I get down to Portland occasionally which entails driving Interstate 5 from my homebase in Pugetopolis.  Given time, I'll try to drive a segment of Old 99.  Recently I drove a section of the Old Pacific Highway (99) northward from Kelso to just past the Toutle River reconnecting to I-5 at Exit 52.  The route follows the Cowlitz River and passes through the small town of Castle Rock.

I paused and made a stop where the road crosses the Toutle River to indulge my other interests, bridges and rivers.  The bridge here was constructed in 1935 and was the main route of US 99 until Interstate 5 was completed here in 1969.   With that, the US 99 designation was abandoned in Washington State.

The 1935 bridge is a classic "camelback" truss bridge, specifically a riveted, 10-panel Pennsylvania through truss, a modification of the basic Pratt truss structure.  Evidence of an earlier bridge includes a large piece of concrete pier visible to the left and a stone masonry bridge abutment on the right bank, both in front of the 1935 bridge.  I have been unable, so far, to find any information on an older bridge.
















DudeDiligence



















 Cowlitz County GIS

When Mount St.

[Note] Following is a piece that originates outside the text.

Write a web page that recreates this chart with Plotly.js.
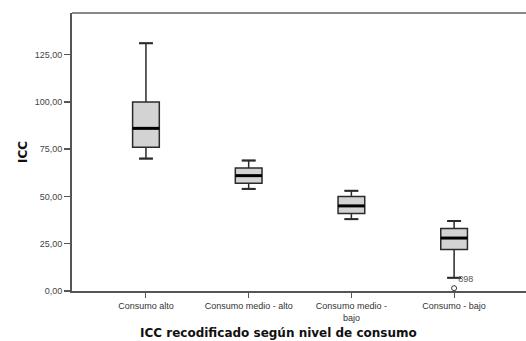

Helens erupted on Sunday morning, May 18, 1980, it sent a surge of steaming mud and debris down the Toutle River.  Our 1935 bridge was spared but another road bridge upstream on the North Fork Toutle River was taken out by the mudflow.  The following photo (USGS) was taken from our 1935 bridge shortly after the eruption and looks downstream to the Interstate 5 bridges constructed in 1969.  A mudline left behind on trees shows depths reached by the mud.
















USGS

Before heading home, I picked up a few nice, rounded, river rocks for the home landscape.  The rocks are beautiful porphyritic volcanic rocks washed down from Mount St. Helens.

Sunday, January 23, 2011

Glacial Erratics

I'm inspired to share my experience with glacial erratics from reading Dan McShane's blogpost A Really Big Erratic White Rock in Jefferson County (1/20/2011) and Dave Tucker's blogpost Appeal to Citizen Scientists: Do you know of any Jackass conglomerate erratics? I could probably safely say that I've known some erratic jackasses during my lifetime but have yet to find any Jackass conglomerate erratics.

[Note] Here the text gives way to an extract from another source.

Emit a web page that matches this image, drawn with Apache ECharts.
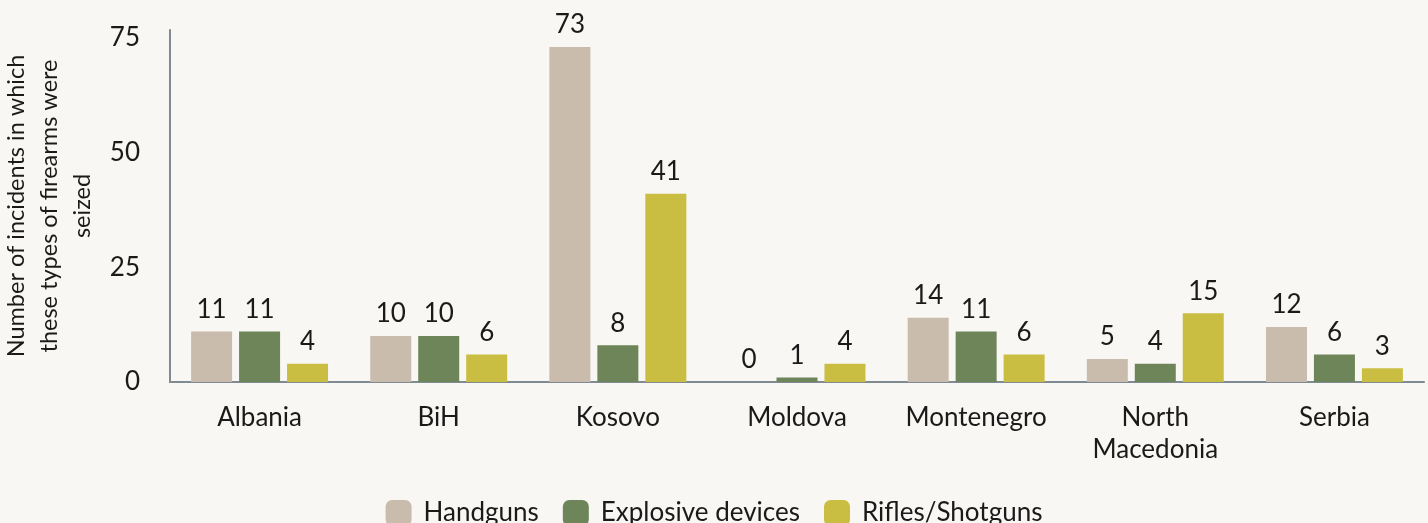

For the layman, a glacial erratic is a large rock transported some distance by a glacier from the rock's point of origin to the point where the glacier leaves it.  The erratic is usually composed of  a different type of rock than the rock or geologic conditions at its resting place.  It often looks out of character with it's surroundings.  Identifying the erratic's rock type provides clues to its point of origin and the sense of the glacier's movement (i.e. direction, distance).


My first sighting of glacial erratics was during numerous hikes through the Sierra Nevada in my formative years when I lived in southern California.  The Sierra provide many opportunities to view alpine glacial landforms.  The photo below shows a glacial erratic near Carson Pass.


In spite of the dense tree cover and dense development, glacial landforms are much in evidence in the Puget Sound region, and this includes large glacial erratics.  I live within spitting distance of the Puget Sound shoreline along Browns Bay north of Edmonds.  My favorite erratic is found along the shoreline here.  Call it the "home erratic" if you will.  At the highest tide it is almost covered providing a safe perch for herons and gulls.  At the lowest of the spring tides the entire rock is exposed.  I'm told by a diving friend that similar large rocks exist just offshore here.  I'm inspired now this coming spring to chip off a piece to see what type of rock it is.